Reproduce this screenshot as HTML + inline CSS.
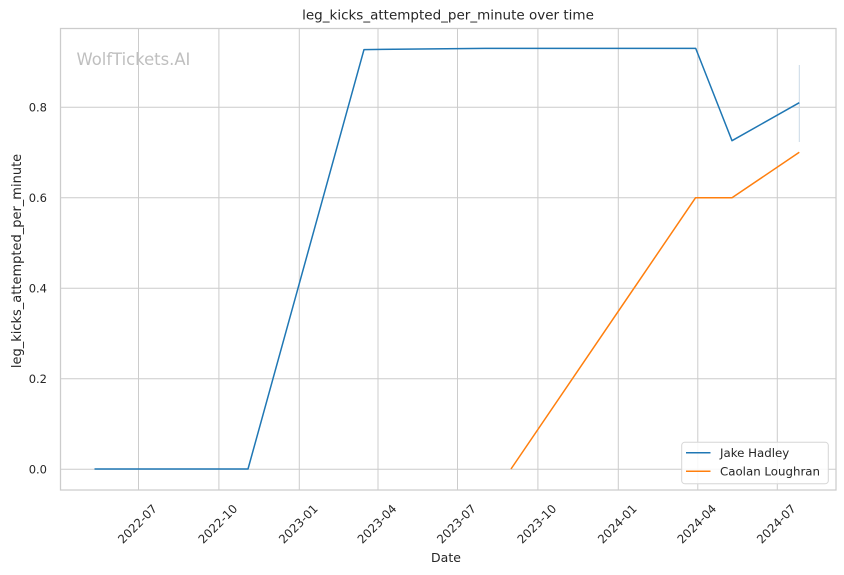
<!DOCTYPE html>
<html><head><meta charset="utf-8"><style>
html,body{margin:0;padding:0;background:#fff;}
svg{display:block;font-family:"DejaVu Sans","Liberation Sans",sans-serif;}
</style></head><body>
<svg width="844" height="575" viewBox="0 0 844 575" xmlns="http://www.w3.org/2000/svg">
<rect x="0" y="0" width="844" height="575" fill="#fff"/>
<!-- grid -->
<g stroke="#cccccc" stroke-width="1" fill="none">
<line x1="60" y1="469.3" x2="836" y2="469.3"/>
<line x1="60" y1="378.8" x2="836" y2="378.8"/>
<line x1="60" y1="288.3" x2="836" y2="288.3"/>
<line x1="60" y1="197.8" x2="836" y2="197.8"/>
<line x1="60" y1="107.3" x2="836" y2="107.3"/>
<line x1="138.5" y1="28" x2="138.5" y2="490"/>
<line x1="218.9" y1="28" x2="218.9" y2="490"/>
<line x1="299.3" y1="28" x2="299.3" y2="490"/>
<line x1="378.0" y1="28" x2="378.0" y2="490"/>
<line x1="457.5" y1="28" x2="457.5" y2="490"/>
<line x1="537.9" y1="28" x2="537.9" y2="490"/>
<line x1="618.3" y1="28" x2="618.3" y2="490"/>
<line x1="697.8" y1="28" x2="697.8" y2="490"/>
<line x1="777.3" y1="28" x2="777.3" y2="490"/>
</g>
<!-- spines -->
<rect x="60.5" y="28.5" width="775.5" height="461.5" fill="none" stroke="#cccccc" stroke-width="1.25"/>
<!-- watermark -->
<text x="76.5" y="65" font-size="16.4" fill="#bfbfbf">WolfTickets.AI</text>
<!-- CI band line -->
<line x1="799.3" y1="65" x2="799.3" y2="142" stroke="#c9d9e6" stroke-width="1"/>
<!-- series -->
<polyline points="94.5,469 248,469 364,49.6 485,48.4 695.7,48.4 732,140.7 799.3,102.7" fill="none" stroke="#1f77b4" stroke-width="1.5" stroke-linejoin="round"/>
<polyline points="511,469 695.5,197.8 732,197.8 799.3,152.3" fill="none" stroke="#ff7f0e" stroke-width="1.5" stroke-linejoin="round"/>
<!-- y tick labels -->
<g font-size="11.5" fill="#262626" text-anchor="end">
<text x="47" y="473.3">0.0</text>
<text x="47" y="382.8">0.2</text>
<text x="47" y="292.3">0.4</text>
<text x="47" y="201.8">0.6</text>
<text x="47" y="111.3">0.8</text>
</g>
<!-- x tick labels -->
<g font-size="11.8" fill="#262626" text-anchor="middle">
<text transform="translate(137.5,524) rotate(-45)" dy="4">2022-07</text>
<text transform="translate(217.9,524) rotate(-45)" dy="4">2022-10</text>
<text transform="translate(298.3,524) rotate(-45)" dy="4">2023-01</text>
<text transform="translate(377.0,524) rotate(-45)" dy="4">2023-04</text>
<text transform="translate(456.5,524) rotate(-45)" dy="4">2023-07</text>
<text transform="translate(536.9,524) rotate(-45)" dy="4">2023-10</text>
<text transform="translate(617.3,524) rotate(-45)" dy="4">2024-01</text>
<text transform="translate(696.8,524) rotate(-45)" dy="4">2024-04</text>
<text transform="translate(776.3,524) rotate(-45)" dy="4">2024-07</text>
</g>
<!-- axis labels -->
<text x="446" y="562" font-size="12.5" fill="#262626" text-anchor="middle">Date</text>
<text transform="translate(21,261) rotate(-90)" font-size="13" fill="#262626" text-anchor="middle">leg_kicks_attempted_per_minute</text>
<!-- title -->
<text x="448" y="19.5" font-size="13.5" fill="#262626" text-anchor="middle">leg_kicks_attempted_per_minute over time</text>
<!-- legend -->
<rect x="681.7" y="442.3" width="146.6" height="41.4" rx="3" ry="3" fill="#ffffff" fill-opacity="0.85" stroke="#d6d6d6" stroke-width="1"/>
<line x1="686" y1="452.7" x2="710.5" y2="452.7" stroke="#1f77b4" stroke-width="1.5"/>
<line x1="686" y1="471.3" x2="710.5" y2="471.3" stroke="#ff7f0e" stroke-width="1.5"/>
<g font-size="11.8" fill="#262626">
<text x="720" y="456.8">Jake Hadley</text>
<text x="720" y="475.4">Caolan Loughran</text>
</g>
</svg>
</body></html>
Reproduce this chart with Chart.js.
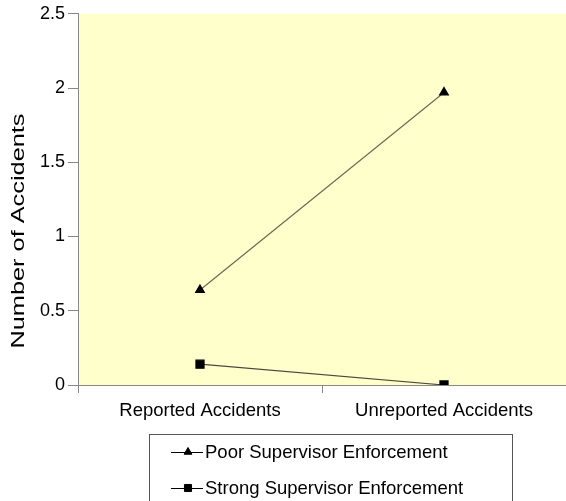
<!DOCTYPE html>
<html>
<head>
<meta charset="utf-8">
<script src="https://cdn.jsdelivr.net/npm/chart.js@4"></script>
<style>
  html, body { margin: 0; padding: 0; background: #fff; }
  #wrap { width: 566px; height: 501px; }
</style>
</head>
<body>
<div id="wrap"><canvas id="chart" width="566" height="501"></canvas></div>
<script>
// categories and series
const aCategories = ["Reported Accidents", "Unreported Accidents"];
const aPoor = [0.64, 1.97];
const aStrong = [0.14, 0.0];
const aSeriesNames = ["Poor Supervisor Enforcement", "Strong Supervisor Enforcement"];
const aYTicks = [0, 0.5, 1, 1.5, 2, 2.5];
const sYTitle = "Number of Accidents";

const sFont = "'Liberation Sans', Arial, sans-serif";

// plot background
const plotBg = {
  id: "plotBg",
  beforeDraw: function (chart) {
    const a = chart.chartArea;
    const ctx = chart.ctx;
    ctx.save();
    ctx.fillStyle = "#FFFFCC";
    ctx.fillRect(a.left, a.top, a.right - a.left, a.bottom - a.top);
    ctx.restore();
  }
};

// y title, stretched along its length like the original picture
const yTitle = {
  id: "yTitle",
  afterDraw: function (chart) {
    const ctx = chart.ctx;
    ctx.save();
    ctx.font = "18px " + sFont;
    const w = ctx.measureText(sYTitle).width;
    ctx.translate(19, 231);
    ctx.rotate(-Math.PI / 2);
    ctx.scale(235 / w, 1);
    ctx.fillStyle = "#000";
    ctx.textAlign = "center";
    ctx.textBaseline = "middle";
    ctx.fillText(sYTitle, 0, 0);
    ctx.restore();
  }
};

// boxed legend under the axis, line + marker like the original
const boxLegend = {
  id: "boxLegend",
  afterDraw: function (chart) {
    const ctx = chart.ctx;
    ctx.save();
    ctx.strokeStyle = "#555";
    ctx.lineWidth = 1;
    ctx.strokeRect(149.5, 434.5, 363, 80);
    ctx.font = "18.5px " + sFont;
    ctx.textBaseline = "middle";
    chart.data.datasets.forEach(function (ds, i) {
      const y = 452 + i * 36;
      ctx.strokeStyle = "#000";
      ctx.lineWidth = 1;
      ctx.beginPath();
      ctx.moveTo(171, y + 0.5);
      ctx.lineTo(203, y + 0.5);
      ctx.stroke();
      ctx.fillStyle = "#000";
      Chart.helpers.drawPoint(ctx, {
        pointStyle: ds.pointStyle,
        radius: ds.pointStyle === "rect" ? 5 : 4.5,
        borderWidth: 1
      }, 188, y);
      ctx.fillStyle = "#000";
      ctx.fillText(ds.label, 205, y + 1);
    });
    ctx.restore();
  }
};

new Chart(document.getElementById("chart").getContext("2d"), {
  type: "line",
  plugins: [plotBg, yTitle, boxLegend],
  data: {
    labels: aCategories,
    datasets: [
      {
        label: aSeriesNames[0],
        data: aPoor,
        borderColor: "#6b6b55",
        borderWidth: 1.2,
        pointStyle: "triangle",
        pointRadius: 5,
        pointBackgroundColor: "#000",
        pointBorderColor: "#000",
        fill: false,
        tension: 0
      },
      {
        label: aSeriesNames[1],
        data: aStrong,
        borderColor: "#4a4a40",
        borderWidth: 1.2,
        pointStyle: "rect",
        pointRadius: 5.7,
        pointBackgroundColor: "#000",
        pointBorderColor: "#000",
        fill: false,
        tension: 0
      }
    ]
  },
  options: {
    responsive: false,
    animation: false,
    layout: { autoPadding: false, padding: { top: 9, right: 0, left: 0, bottom: 0 } },
    plugins: {
      legend: { display: false },
      tooltip: { enabled: false }
    },
    scales: {
      x: {
        offset: true,
        grid: { offset: true, drawOnChartArea: false, tickLength: 8, color: "#888" },
        border: { color: "#888" },
        ticks: { color: "#000", font: { size: 18.5, family: sFont }, padding: 7 },
        afterFit: function (scale) { scale.height = 116; }
      },
      y: {
        min: 0,
        max: 2.5,
        afterBuildTicks: function (scale) {
          scale.ticks = aYTicks.map(function (v) { return { value: v }; });
        },
        grid: { drawOnChartArea: false, tickLength: 10, color: "#888" },
        border: { color: "#888" },
        ticks: {
          color: "#000",
          font: { size: 18, family: sFont },
          padding: 3,
          callback: function (value) { return String(value); }
        },
        afterFit: function (scale) { scale.width = 78; }
      }
    }
  }
});
</script>
</body>
</html>
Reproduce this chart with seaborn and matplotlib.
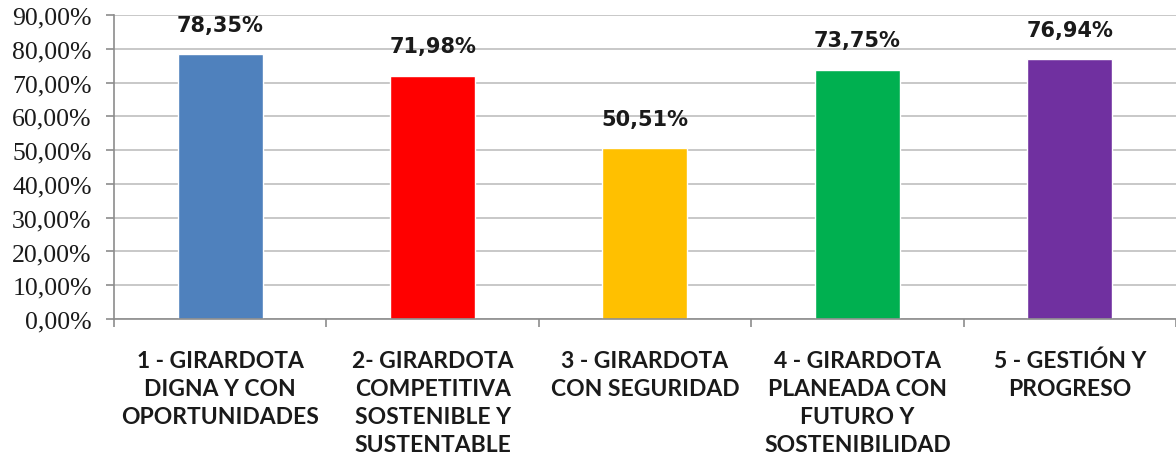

Direction — Look through the listing and extract every line with "this" in it.

Solution to the problem —
Reproduce this screenshot as HTML + inline CSS.
Reproduce this chart with Chart.js.
Reproduce this chart with seaborn and matplotlib.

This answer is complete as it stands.